All this is happening partly because Africa is at last getting a taste of peace and decent government. For three decades after African countries threw off their colonial shackles, not a single one (bar the Indian Ocean island of Mauritius) peacefully ousted a government or president at the ballot box. But since Benin set the mainland trend in 1991, it has happened more than 30 times—far more often than in the Arab world.
Population trends could enhance these promising developments. A bulge of better-educated young people of working age is entering the job market and birth rates are beginning to decline. As the proportion of working-age people to dependents rises, growth should get a boost. Asia enjoyed such a “demographic dividend”, which began three decades ago and is now tailing off. In Africa it is just starting.
Having a lot of young adults is good for any country if its economy is thriving, but if jobs are in short supply it can lead to frustration and violence. Whether Africa’s demography brings a dividend or disaster is largely up to its governments.
More trade than aid
Africa still needs deep reform. Governments should make it easier to start businesses and cut some taxes and collect honestly the ones they impose. Land needs to be taken out of communal ownership and title handed over to individual farmers so that they can get credit and expand. And, most of all, politicians need to keep their noses out of the trough and to leave power when their voters tell them to.
Western governments should open up to trade rather than just dish out aid.
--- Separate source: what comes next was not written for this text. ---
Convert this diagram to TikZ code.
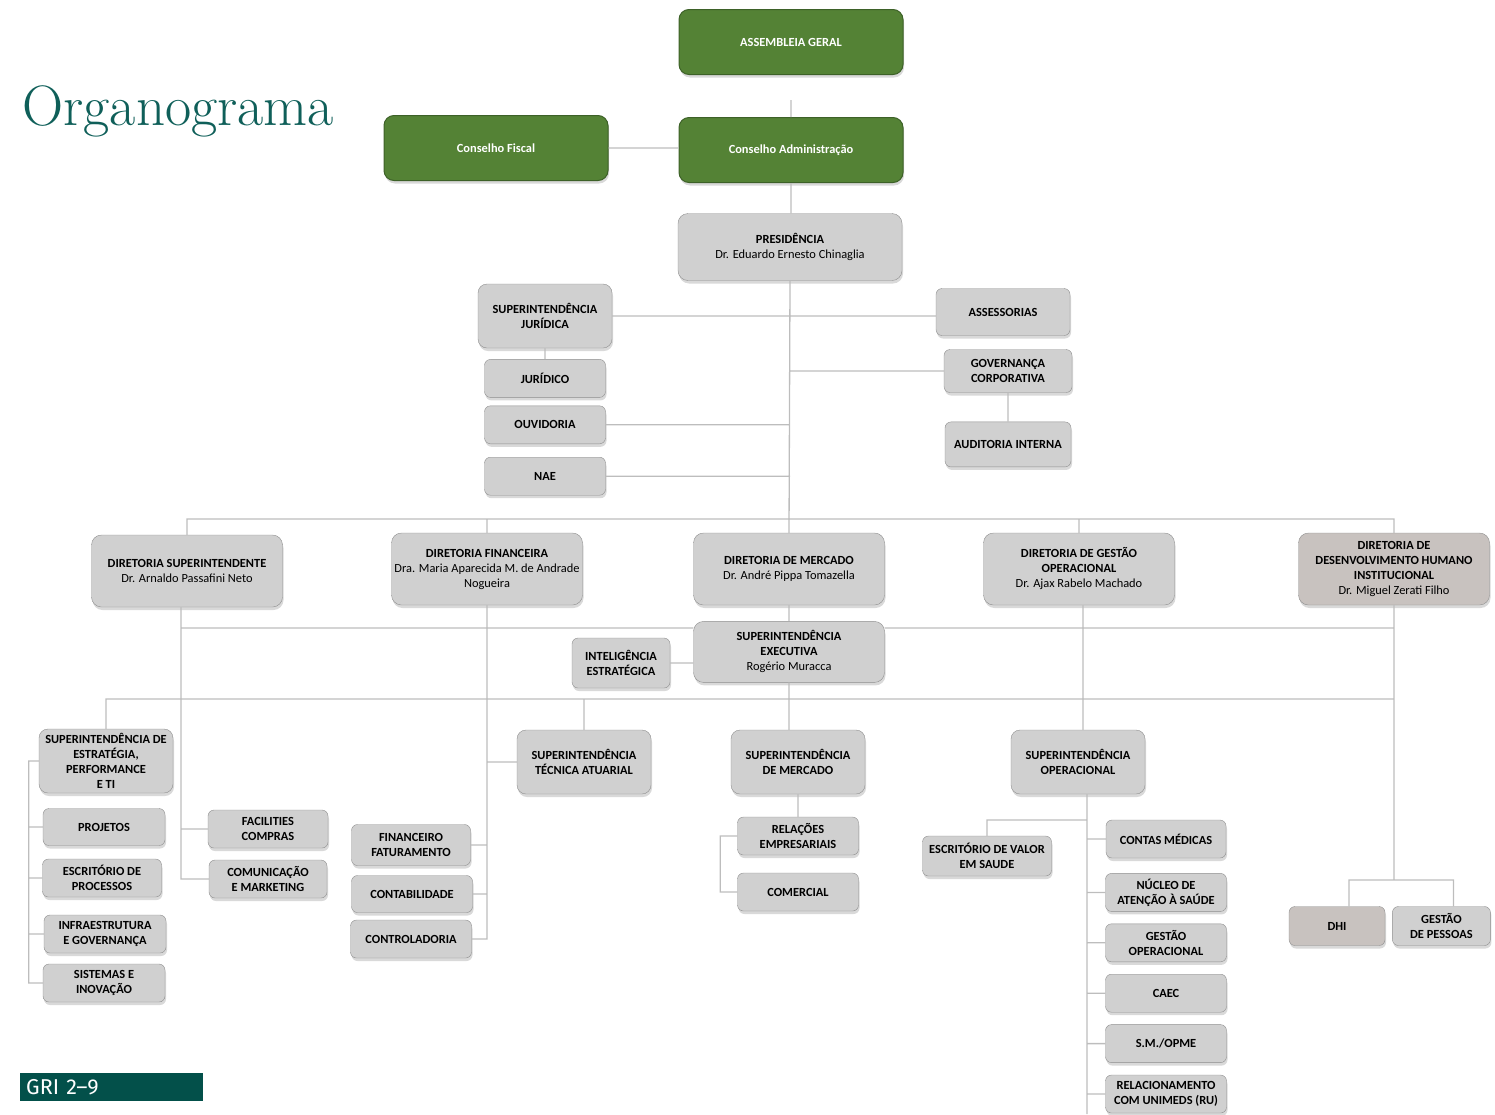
\documentclass[tikz,border=0pt]{standalone}
\usepackage{fontspec}
\usepackage{tikz}
\usetikzlibrary{positioning,shadows}
\newfontfamily\boxfont{Carlito}
\newfontfamily\grifont{Fira Sans}
\definecolor{boxgreen}{HTML}{548235}
\definecolor{greenline}{HTML}{3D6128}
\definecolor{boxgray}{HTML}{D0D0D0}
\definecolor{boxline}{HTML}{8E8E8E}
\definecolor{boxtaupe}{HTML}{C8C2BF}
\definecolor{linkgray}{HTML}{BDBDBD}
\definecolor{titleteal}{HTML}{0F5F59}
\definecolor{griteal}{HTML}{03504A}
\tikzstyle{unitbox} = [draw=boxline, fill=boxgray, rounded corners=6pt, align=center, inner sep=2pt, font=\boxfont\fontsize{12.4}{15}\selectfont\bfseries, minimum width=121pt, minimum height=38pt, drop shadow={shadow xshift=1pt, shadow yshift=-3pt, opacity=0.3}]
\tikzstyle{supbox} = [unitbox, rounded corners=9pt, minimum width=134pt, minimum height=64pt]
\tikzstyle{dirbox} = [unitbox, rounded corners=10pt, minimum width=191pt, minimum height=72pt]
\tikzstyle{topbox} = [unitbox, rounded corners=10pt, minimum width=224pt, minimum height=67pt]
\tikzstyle{greenbox} = [topbox, fill=boxgreen, draw=greenline, text=white, minimum height=65pt, line width=1pt]
\tikzstyle{dhbox} = [fill=boxtaupe]
\tikzstyle{link} = [draw=linkgray, line width=1.3pt]

\begin{document}
\begin{tikzpicture}[x=1pt, y=-1pt]
\useasboundingbox (0,0) rectangle (1495,1114);

\node[anchor=base west, text=titleteal, font=\fontsize{57}{66}\selectfont] (title) at (19,125) {Organograma};

% conselhos e presidencia
\node[greenbox] (asm) at (791,42) {ASSEMBLEIA GERAL};
\node[greenbox] (cfis) at (496,148) {Conselho Fiscal};
\node[greenbox] (cadm) at (791,150) {Conselho Administração};
\node[topbox] (pres) at (790,247) {PRESIDÊNCIA\\{\mdseries Dr. Eduardo Ernesto Chinaglia}};

% staff
\node[supbox] (supjur) at (545,316) {SUPERINTENDÊNCIA\\JURÍDICA};
\node[unitbox, below=11pt of supjur] (jur) {JURÍDICO};
\node[unitbox, below=8pt of jur] (ouv) {OUVIDORIA};
\node[unitbox, below=13pt of ouv] (nae) {NAE};
\node[unitbox, minimum width=134pt, minimum height=47pt] (asses) at (1003,312) {ASSESSORIAS};
\node[unitbox, minimum width=128pt, minimum height=43pt] (gov) at (1008,371) {GOVERNANÇA\\CORPORATIVA};
\node[unitbox, minimum width=126pt, minimum height=45pt, below=29pt of gov] (aud) {AUDITORIA INTERNA};

% diretorias
\node[dirbox] (dsup) at (187,571) {DIRETORIA SUPERINTENDENTE\\{\mdseries Dr. Arnaldo Passafini Neto}};
\node[dirbox] (dfin) at (487,569) {DIRETORIA FINANCEIRA\\{\mdseries Dra. Maria Aparecida M. de Andrade}\\{\mdseries Nogueira}};
\node[dirbox] (dmer) at (789,569) {DIRETORIA DE MERCADO\\{\mdseries Dr. André Pippa Tomazella}};
\node[dirbox] (dger) at (1079,569) {DIRETORIA DE GESTÃO\\OPERACIONAL\\{\mdseries Dr. Ajax Rabelo Machado}};
\node[dirbox, dhbox] (ddh) at (1394,569) {DIRETORIA DE\\DESENVOLVIMENTO HUMANO\\INSTITUCIONAL\\{\mdseries Dr. Miguel Zerati Filho}};

\node[dirbox, minimum height=61pt, below=16pt of dmer] (supex) {SUPERINTENDÊNCIA\\EXECUTIVA\\{\mdseries Rogério Muracca}};
\node[unitbox, minimum width=98pt, minimum height=50pt] (intel) at (621,663) {INTELIGÊNCIA\\ESTRATÉGICA};

% superintendencias
\node[supbox] (supest) at (106,761) {SUPERINTENDÊNCIA DE\\ESTRATÉGIA,\\PERFORMANCE\\E TI};
\node[supbox] (supta) at (584,762) {SUPERINTENDÊNCIA\\TÉCNICA ATUARIAL};
\node[supbox] (supmer) at (798,762) {SUPERINTENDÊNCIA\\DE MERCADO};
\node[supbox] (supop) at (1078,762) {SUPERINTENDÊNCIA\\OPERACIONAL};

% areas
\node[unitbox, minimum width=122pt, minimum height=37pt] (proj) at (104,827) {PROJETOS};
\node[unitbox, minimum width=119pt] (escp) at (102,878) {ESCRITÓRIO DE\\PROCESSOS};
\node[unitbox, minimum width=122pt] (infra) at (105,934) {INFRAESTRUTURA\\E GOVERNANÇA};
\node[unitbox, minimum width=122pt] (sis) at (104,983) {SISTEMAS E\\INOVAÇÃO};

\node[unitbox, minimum width=120pt] (fac) at (268,829) {FACILITIES\\COMPRAS};
\node[unitbox, minimum width=118pt] (com) at (268,879) {COMUNICAÇÃO\\E MARKETING};

\node[unitbox, minimum width=119pt, minimum height=41pt] (finf) at (411,845) {FINANCEIRO\\FATURAMENTO};
\node[unitbox, minimum height=37pt] (cont) at (412,894) {CONTABILIDADE};
\node[unitbox] (ctrl) at (411,939) {CONTROLADORIA};

\node[unitbox] (rel) at (798,836) {RELAÇÕES\\EMPRESARIAIS};
\node[unitbox] (comer) at (798,892) {COMERCIAL};

\node[unitbox, minimum width=129pt, minimum height=40pt] (esv) at (987,856) {ESCRITÓRIO DE VALOR\\EM SAUDE};
\node[unitbox, minimum width=120pt] (cmed) at (1166,839) {CONTAS MÉDICAS};
\node[unitbox, below=15pt of cmed] (nas) {NÚCLEO DE\\ATENÇÃO À SAÚDE};
\node[unitbox, below=12pt of nas] (gop) {GESTÃO\\OPERACIONAL};
\node[unitbox, below=12pt of gop] (caec) {CAEC};
\node[unitbox, below=12pt of caec] (smo) {S.M./OPME};
\node[unitbox, below=12pt of smo] (rru) {RELACIONAMENTO\\COM UNIMEDS (RU)};

\node[unitbox, dhbox, minimum width=96pt, minimum height=39pt] (dhi) at (1337,926) {DHI};
\node[unitbox, minimum width=98pt, minimum height=39pt, right=7pt of dhi] (gpes) {GESTÃO\\DE PESSOAS};

\node[fill=griteal, text=white, font=\grifont\fontsize{21.5}{24}\selectfont, anchor=north west, minimum height=28pt, text width=171pt, inner xsep=6pt, inner ysep=0pt, align=left] (gri) at (20,1073) {GRI 2–9};

\coordinate (busA) at (789,519);
\coordinate (busB) at (789,628);
\coordinate (busC) at (789,699);
\coordinate (busD) at (1394,880);
\coordinate (opbus) at (1087,820);
\coordinate (opend) at (1087,1114);
\coordinate (dsT) at ([xshift=-6pt]dsup.south);
\coordinate (dgT) at ([xshift=4pt]dger.south);
\coordinate (opT) at ([xshift=9pt]supop.south);
\coordinate (brkA) at ([xshift=-10pt]supest.west);
\coordinate (brkB) at ([xshift=-17pt]rel.west);

\draw[link]
	([yshift=-25pt]asm.south) -- (cadm.north)
	(cfis.east) -- (cfis.east -| cadm.west)
	(cadm.south) -- (cadm.south |- pres.north)
	(pres.south) -- (dmer.north)
	(supjur.east) -- (supjur.east -| asses.west)
	(supjur.south) -- (jur.north)
	(ouv.east) -- (ouv.east -| pres.south)
	(nae.east) -- (nae.east -| pres.south)
	(gov.west) -- (gov.west -| pres.south)
	(gov.south) -- (aud.north)

	(dsup.north) |- (busA) -| (ddh.north)
	(dfin.north) -- (dfin.north |- busA)
	(dger.north) -- (dger.north |- busA)
	(dmer.south) -- (supex.north)
	(dsT |- busB) -- (supex.west |- busB)
	(supex.east |- busB) -- (ddh.south |- busB)
	(intel.east) -- (intel.east -| supex.west)

	(supest.north) |- (busC) -- (busC -| ddh.south)
	(ddh.south) -- (busD)
	([xshift=12pt]dhi.north) |- (busD) -| ([xshift=12pt]gpes.north)
	(supta.north) -- (supta.north |- busC)
	(supex.south) -- (supex.south |- supmer.north)
	(dgT) -- (dgT |- supop.north)

	(supest.west) -- (brkA) |- (sis.west)
	(proj.west) -- (proj.west -| brkA)
	(escp.west) -- (escp.west -| brkA)
	(infra.west) -- (infra.west -| brkA)

	(dsT) |- (com.west)
	(fac.west) -- (fac.west -| dsT)

	(dfin.south) |- (ctrl.east)
	(finf.east) -- (finf.east -| dfin.south)
	(cont.east) -- (cont.east -| dfin.south)
	(supta.west) -- (supta.west -| dfin.south)

	(supmer.south) -- (rel.north)
	(rel.west) -- (brkB) |- (comer.west)

	(opT) -- (opend)
	(esv.north) |- (opbus)
	(cmed.west) -- (cmed.west -| opT)
	(nas.west) -- (nas.west -| opT)
	(gop.west) -- (gop.west -| opT)
	(caec.west) -- (caec.west -| opT)
	(smo.west) -- (smo.west -| opT)
	(rru.west) -- (rru.west -| opT)
;

\end{tikzpicture}
\end{document}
America’s African Growth and Opportunity Act, which lowered tariff barriers for many goods, is a good start, but it needs to be widened and copied by other nations. Foreign investors should sign the Extractive Industries Transparency Initiative, which would let Africans see what foreign companies pay for licences to exploit natural resources. African governments should insist on total openness in the deals they strike with foreign companies and governments.
Autocracy, corruption and strife will not disappear overnight. But at a dark time for the world economy, Africa’s progress is a reminder of the transformative promise of growth.